We're eager to get established in both of those cities. Those will be the first Consulates that we've had in your country in decades, if at all. Have we ever had Consulates in Afghanistan? We need to check that.
Mr. Bashari: No, you never had.
Ambassador Eikenberry: So, this is historic. It's a sign of normalcy with our relationship. It's a sign of normalcy and confidence in Afghanistan, and confidence in our Mission. We have an expression - it's "the sooner, the better." We're eager to get those Consulates open quickly, we say, the sooner, the better for everyone.
Ms. Hayden: Before we wrap up, sir, was there anything you wanted to add on election funding?
Ambassador Eikenberry: On the elections I heard a question came up before I got here. Just very simply, point number one, the United States of America - and indeed almost all of the international community - we are absolutely committed to supporting the parliamentary elections which [have been announced to be held] on the 18th of September.

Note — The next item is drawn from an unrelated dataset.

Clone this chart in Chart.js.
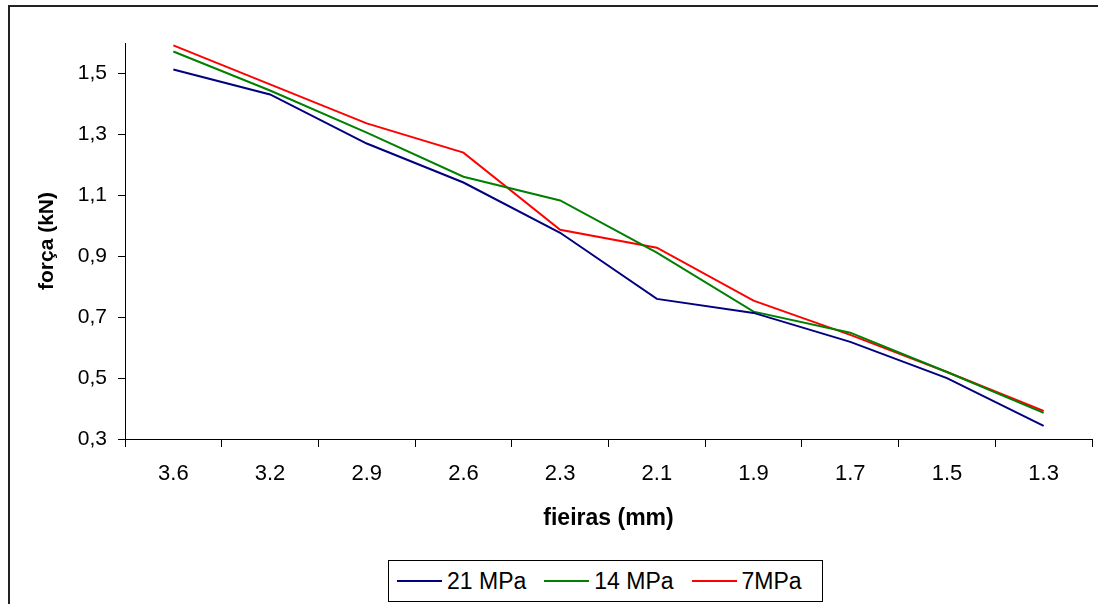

There were questions about the funding. The point I would make about the funding, first of all, we have to know what the full requirements are - that has to be identified. And then the level of support that the international community makes will be dependent not only on the requirements but our assessment of what arrangements have been made for the election, our confidence in it.
But, again, back to the bottom line up front, we are going to be in full support of these elections. We're eager now to get on with the planning for them. And with the decisions that the Government of Afghanistan should make - we believe in the near future - over arrangements for the election, then those decisions of funding, I believe, will be made not too long afterwards.
Deputy Secretary Lew: Thank you very much.